* start INFORMATION SHOWN *

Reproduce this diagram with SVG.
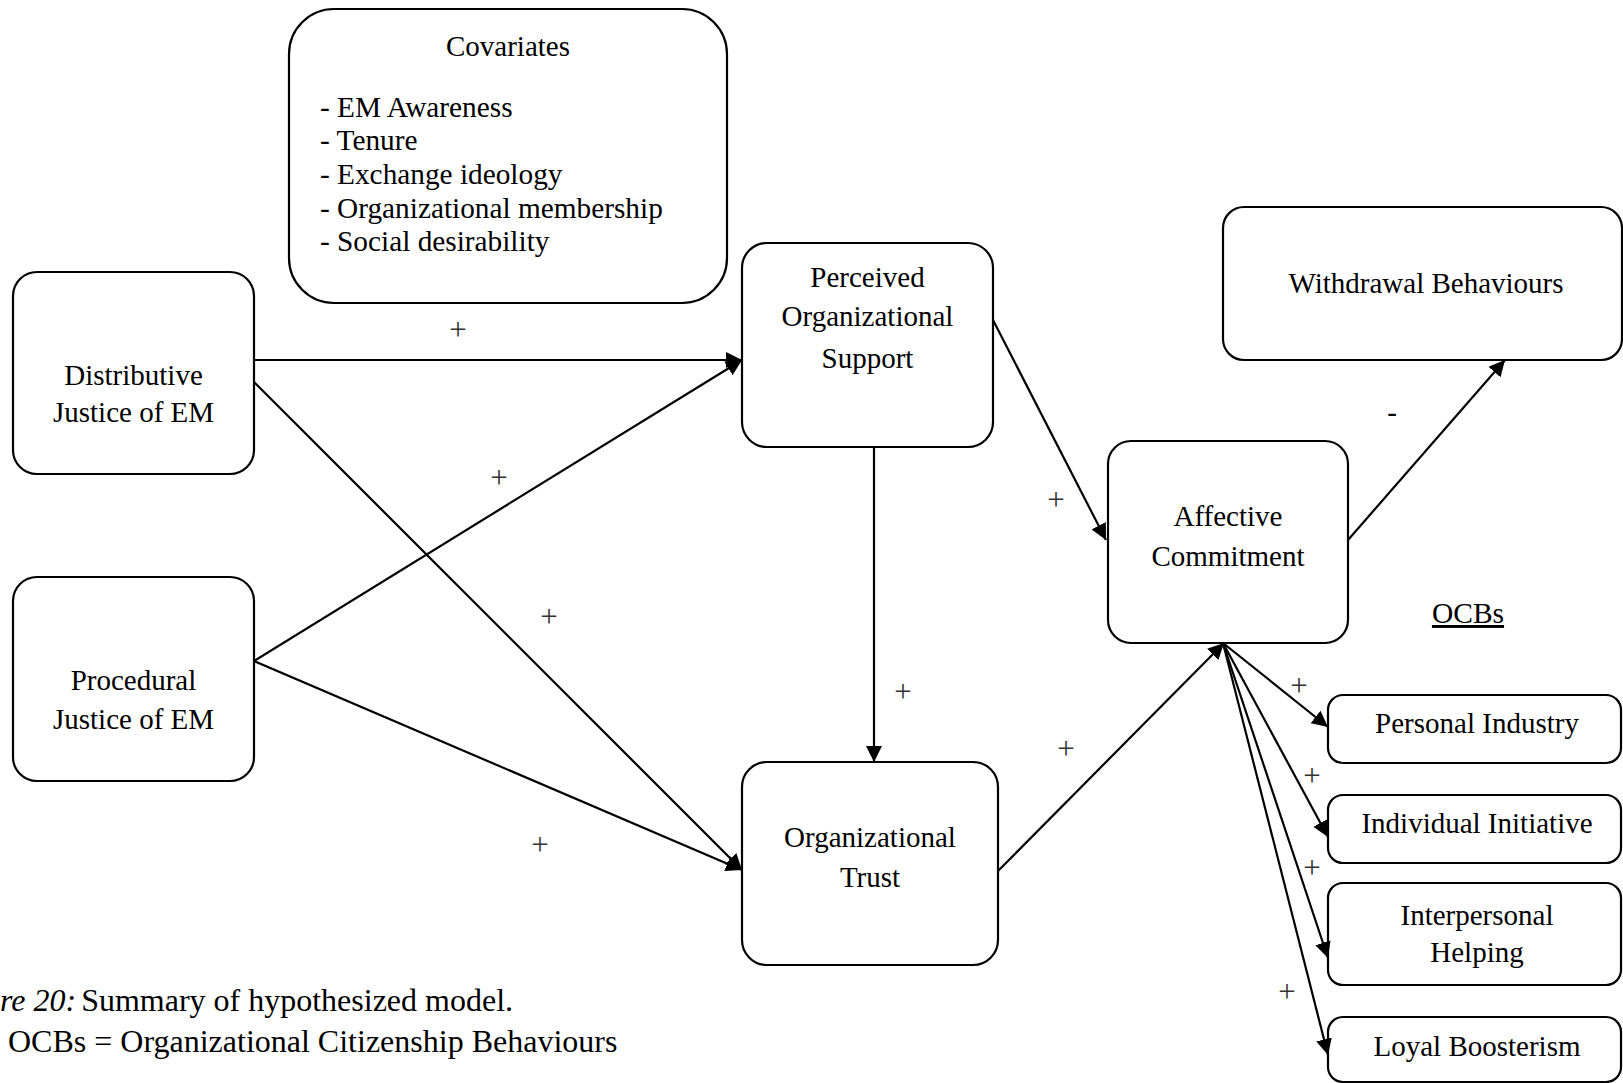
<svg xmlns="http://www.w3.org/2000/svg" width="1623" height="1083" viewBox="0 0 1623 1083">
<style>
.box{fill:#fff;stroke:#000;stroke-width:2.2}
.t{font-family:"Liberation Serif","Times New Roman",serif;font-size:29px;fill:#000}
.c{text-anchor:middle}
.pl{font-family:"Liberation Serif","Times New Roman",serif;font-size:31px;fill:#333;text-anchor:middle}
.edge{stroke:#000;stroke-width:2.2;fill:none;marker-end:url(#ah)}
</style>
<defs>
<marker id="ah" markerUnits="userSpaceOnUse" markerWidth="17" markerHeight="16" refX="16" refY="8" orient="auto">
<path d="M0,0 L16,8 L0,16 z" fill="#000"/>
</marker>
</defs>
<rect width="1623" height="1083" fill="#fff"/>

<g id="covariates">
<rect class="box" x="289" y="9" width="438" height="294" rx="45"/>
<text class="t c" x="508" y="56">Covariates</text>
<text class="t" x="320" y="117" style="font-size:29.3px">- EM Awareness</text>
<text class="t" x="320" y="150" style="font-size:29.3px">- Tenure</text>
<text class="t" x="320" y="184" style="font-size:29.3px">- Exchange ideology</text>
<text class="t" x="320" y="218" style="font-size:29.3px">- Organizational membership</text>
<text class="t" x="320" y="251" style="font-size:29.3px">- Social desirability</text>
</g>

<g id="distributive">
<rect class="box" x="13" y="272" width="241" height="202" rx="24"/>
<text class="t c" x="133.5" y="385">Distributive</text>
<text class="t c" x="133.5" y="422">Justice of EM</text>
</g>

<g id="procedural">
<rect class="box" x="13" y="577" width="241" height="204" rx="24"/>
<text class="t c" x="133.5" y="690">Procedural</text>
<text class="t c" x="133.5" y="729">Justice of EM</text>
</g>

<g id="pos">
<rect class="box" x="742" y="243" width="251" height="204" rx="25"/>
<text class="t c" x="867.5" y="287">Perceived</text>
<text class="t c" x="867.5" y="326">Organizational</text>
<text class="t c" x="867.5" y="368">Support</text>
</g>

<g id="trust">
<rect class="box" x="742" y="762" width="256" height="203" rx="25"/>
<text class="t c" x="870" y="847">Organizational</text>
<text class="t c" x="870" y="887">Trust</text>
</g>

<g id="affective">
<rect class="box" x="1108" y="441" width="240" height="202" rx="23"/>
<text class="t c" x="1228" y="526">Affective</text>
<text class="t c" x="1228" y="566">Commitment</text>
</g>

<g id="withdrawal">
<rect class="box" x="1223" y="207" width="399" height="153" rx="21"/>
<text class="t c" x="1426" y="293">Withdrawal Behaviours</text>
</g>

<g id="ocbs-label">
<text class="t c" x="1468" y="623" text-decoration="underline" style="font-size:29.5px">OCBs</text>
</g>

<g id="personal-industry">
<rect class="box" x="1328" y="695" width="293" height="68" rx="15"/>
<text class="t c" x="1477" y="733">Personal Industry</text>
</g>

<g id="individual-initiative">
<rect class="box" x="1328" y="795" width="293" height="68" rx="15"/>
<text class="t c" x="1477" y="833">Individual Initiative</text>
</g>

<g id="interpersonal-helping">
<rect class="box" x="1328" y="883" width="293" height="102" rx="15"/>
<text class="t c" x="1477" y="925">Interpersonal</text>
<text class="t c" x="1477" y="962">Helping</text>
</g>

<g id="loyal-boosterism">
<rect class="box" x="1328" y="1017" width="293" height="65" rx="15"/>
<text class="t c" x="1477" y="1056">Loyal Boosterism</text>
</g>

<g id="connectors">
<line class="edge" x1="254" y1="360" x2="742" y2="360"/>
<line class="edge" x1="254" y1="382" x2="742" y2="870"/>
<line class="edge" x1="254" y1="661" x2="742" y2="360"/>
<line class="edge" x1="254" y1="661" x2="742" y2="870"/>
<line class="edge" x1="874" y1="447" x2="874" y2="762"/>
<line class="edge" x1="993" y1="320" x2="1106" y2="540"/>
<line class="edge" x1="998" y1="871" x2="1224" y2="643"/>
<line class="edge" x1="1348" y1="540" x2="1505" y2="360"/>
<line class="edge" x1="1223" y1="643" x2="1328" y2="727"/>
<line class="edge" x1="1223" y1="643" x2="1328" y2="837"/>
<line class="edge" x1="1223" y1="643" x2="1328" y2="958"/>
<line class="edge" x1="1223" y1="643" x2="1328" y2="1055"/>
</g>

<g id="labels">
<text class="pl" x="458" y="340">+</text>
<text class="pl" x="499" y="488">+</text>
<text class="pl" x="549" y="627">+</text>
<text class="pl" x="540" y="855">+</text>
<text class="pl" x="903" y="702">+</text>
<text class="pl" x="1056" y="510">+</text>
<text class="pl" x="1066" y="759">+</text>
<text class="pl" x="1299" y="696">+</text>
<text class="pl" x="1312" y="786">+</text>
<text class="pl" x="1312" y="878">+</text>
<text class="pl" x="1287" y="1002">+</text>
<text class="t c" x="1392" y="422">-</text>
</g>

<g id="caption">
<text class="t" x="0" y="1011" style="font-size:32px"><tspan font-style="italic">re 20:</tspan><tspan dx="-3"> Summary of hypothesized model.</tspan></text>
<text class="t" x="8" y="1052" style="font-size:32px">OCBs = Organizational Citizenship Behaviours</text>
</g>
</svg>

* end INFORMATION SHOWN *
* start INFORMATION SHOWN *

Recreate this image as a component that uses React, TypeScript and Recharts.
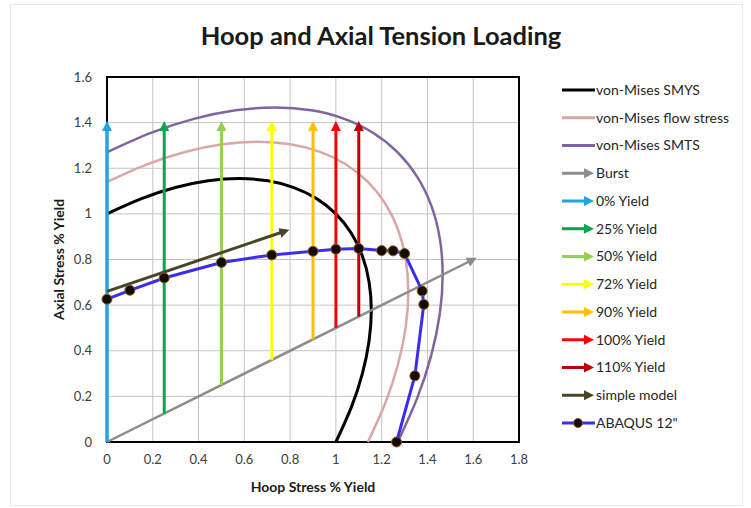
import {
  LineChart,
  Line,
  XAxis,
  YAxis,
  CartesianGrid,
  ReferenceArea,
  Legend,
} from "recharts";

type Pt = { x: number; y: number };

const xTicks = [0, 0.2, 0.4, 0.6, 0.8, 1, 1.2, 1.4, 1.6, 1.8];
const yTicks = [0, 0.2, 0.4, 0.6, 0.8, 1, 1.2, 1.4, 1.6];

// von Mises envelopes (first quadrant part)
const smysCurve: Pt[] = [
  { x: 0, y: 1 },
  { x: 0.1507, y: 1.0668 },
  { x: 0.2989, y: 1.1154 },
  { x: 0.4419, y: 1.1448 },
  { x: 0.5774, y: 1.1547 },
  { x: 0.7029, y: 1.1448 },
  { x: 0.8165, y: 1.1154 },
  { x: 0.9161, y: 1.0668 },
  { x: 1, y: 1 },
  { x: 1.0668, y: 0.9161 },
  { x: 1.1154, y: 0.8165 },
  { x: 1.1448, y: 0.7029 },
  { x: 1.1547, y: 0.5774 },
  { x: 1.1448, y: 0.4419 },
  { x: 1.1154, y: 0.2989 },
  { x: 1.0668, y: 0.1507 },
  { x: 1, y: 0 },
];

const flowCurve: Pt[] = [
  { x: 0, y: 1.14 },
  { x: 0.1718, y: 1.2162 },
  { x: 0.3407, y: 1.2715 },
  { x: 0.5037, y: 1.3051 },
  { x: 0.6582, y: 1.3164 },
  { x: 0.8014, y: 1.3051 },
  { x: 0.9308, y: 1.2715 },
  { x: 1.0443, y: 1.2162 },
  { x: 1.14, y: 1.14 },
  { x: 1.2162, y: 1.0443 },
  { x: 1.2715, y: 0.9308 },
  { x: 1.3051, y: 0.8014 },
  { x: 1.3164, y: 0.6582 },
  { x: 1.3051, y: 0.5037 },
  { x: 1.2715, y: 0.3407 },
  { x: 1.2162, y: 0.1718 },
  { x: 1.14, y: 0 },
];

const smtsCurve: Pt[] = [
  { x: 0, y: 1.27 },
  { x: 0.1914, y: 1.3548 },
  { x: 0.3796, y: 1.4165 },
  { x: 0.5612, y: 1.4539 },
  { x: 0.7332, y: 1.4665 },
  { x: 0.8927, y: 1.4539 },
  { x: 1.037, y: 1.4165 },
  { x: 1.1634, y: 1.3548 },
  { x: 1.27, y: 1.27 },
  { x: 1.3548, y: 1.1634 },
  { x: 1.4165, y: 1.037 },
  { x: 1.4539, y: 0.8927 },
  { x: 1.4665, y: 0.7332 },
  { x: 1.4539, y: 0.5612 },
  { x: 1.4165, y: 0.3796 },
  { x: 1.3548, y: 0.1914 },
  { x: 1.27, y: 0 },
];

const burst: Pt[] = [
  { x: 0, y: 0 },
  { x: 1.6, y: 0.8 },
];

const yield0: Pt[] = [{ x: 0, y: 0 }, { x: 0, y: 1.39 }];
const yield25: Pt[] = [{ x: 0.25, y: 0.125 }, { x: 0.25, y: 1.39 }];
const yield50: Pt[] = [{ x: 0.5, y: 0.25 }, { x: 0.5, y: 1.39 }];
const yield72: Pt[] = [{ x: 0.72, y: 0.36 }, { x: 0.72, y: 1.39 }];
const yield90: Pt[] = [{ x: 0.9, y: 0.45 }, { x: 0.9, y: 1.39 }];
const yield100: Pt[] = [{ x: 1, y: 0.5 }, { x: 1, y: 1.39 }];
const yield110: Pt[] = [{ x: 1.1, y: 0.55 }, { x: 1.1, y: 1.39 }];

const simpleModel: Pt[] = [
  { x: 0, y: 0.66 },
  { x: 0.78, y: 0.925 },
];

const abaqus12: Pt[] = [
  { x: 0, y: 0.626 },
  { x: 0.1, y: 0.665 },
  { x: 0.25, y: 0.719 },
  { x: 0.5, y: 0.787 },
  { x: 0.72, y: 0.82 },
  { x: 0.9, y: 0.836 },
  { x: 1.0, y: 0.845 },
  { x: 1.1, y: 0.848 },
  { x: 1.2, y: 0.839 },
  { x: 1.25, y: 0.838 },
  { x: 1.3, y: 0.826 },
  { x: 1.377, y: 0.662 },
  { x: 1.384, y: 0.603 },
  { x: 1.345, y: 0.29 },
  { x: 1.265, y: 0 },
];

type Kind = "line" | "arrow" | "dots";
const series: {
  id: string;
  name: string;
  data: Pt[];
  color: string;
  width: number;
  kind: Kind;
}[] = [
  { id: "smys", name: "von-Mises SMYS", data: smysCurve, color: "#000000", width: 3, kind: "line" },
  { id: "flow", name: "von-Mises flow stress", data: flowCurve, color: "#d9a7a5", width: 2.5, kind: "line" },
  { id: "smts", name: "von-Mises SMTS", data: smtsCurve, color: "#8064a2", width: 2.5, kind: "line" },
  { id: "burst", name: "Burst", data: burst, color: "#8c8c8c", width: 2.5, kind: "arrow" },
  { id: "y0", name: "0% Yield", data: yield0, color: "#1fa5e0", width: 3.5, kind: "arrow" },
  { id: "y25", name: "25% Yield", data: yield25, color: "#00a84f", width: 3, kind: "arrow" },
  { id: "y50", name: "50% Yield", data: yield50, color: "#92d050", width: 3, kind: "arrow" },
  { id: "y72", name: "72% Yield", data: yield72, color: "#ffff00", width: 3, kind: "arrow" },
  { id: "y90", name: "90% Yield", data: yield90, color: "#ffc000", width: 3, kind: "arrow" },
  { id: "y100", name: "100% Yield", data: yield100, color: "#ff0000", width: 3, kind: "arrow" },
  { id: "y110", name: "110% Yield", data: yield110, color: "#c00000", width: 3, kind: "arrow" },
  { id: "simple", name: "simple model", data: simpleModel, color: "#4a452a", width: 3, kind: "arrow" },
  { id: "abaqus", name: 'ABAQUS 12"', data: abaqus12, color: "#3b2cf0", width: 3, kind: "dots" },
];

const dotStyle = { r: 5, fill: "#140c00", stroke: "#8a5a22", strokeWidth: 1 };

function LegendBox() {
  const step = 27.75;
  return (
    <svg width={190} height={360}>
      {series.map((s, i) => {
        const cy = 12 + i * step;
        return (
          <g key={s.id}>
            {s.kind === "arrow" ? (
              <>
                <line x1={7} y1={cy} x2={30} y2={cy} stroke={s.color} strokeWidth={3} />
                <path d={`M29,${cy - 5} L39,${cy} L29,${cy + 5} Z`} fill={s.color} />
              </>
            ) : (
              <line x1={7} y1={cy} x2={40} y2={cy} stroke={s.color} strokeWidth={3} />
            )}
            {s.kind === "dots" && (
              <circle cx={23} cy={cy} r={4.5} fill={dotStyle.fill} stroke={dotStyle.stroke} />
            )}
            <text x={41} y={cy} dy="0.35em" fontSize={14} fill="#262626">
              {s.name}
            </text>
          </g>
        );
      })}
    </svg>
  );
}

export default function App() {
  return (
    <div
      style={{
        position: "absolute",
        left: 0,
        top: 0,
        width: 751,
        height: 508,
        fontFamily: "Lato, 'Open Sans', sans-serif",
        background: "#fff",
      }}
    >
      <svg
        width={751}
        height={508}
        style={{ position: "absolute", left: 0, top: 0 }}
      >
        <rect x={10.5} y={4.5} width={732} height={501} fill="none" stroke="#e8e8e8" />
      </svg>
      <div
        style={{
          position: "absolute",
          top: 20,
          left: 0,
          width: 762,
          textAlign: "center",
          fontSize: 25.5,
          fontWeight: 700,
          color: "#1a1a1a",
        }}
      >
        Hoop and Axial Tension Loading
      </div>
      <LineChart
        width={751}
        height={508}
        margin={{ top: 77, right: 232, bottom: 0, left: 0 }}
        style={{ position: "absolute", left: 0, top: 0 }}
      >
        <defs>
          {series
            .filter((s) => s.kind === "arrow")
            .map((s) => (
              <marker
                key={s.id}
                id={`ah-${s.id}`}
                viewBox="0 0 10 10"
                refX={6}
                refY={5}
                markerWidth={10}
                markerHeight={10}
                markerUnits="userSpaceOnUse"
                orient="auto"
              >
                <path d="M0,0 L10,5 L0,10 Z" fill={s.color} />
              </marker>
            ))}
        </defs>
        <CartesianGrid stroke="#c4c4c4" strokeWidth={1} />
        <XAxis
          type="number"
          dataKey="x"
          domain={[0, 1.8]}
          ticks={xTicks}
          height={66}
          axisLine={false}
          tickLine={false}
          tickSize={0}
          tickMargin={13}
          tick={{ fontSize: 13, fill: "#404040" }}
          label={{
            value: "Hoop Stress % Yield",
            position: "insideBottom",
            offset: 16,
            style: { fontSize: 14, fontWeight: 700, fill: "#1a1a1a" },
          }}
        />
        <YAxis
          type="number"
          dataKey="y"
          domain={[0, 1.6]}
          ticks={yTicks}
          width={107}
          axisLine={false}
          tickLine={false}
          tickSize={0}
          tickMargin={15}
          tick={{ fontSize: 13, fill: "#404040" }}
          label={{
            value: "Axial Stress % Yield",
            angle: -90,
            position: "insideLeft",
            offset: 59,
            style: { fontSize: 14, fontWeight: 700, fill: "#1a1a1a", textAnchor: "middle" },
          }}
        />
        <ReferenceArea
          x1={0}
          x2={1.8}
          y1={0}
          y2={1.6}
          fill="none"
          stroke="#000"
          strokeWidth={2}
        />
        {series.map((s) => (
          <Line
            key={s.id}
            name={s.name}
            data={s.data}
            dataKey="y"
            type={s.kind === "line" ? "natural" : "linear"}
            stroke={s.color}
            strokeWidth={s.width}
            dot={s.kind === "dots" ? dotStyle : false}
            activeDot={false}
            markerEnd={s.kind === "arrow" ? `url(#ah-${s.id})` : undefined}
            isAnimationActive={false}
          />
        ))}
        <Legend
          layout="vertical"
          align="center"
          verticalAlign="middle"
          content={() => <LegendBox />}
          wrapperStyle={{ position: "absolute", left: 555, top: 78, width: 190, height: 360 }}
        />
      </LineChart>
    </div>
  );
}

* end INFORMATION SHOWN *

_GOAL_: Copy the listing above exactly, but only from the line with "Recreate this image" through the line with "number; y: number", including those two lines and excluding any picture.

_TASK RESULT_:
Recreate this image as a component that uses React, TypeScript and Recharts.
import {
  LineChart,
  Line,
  XAxis,
  YAxis,
  CartesianGrid,
  ReferenceArea,
  Legend,
} from "recharts";

type Pt = { x: number; y: number };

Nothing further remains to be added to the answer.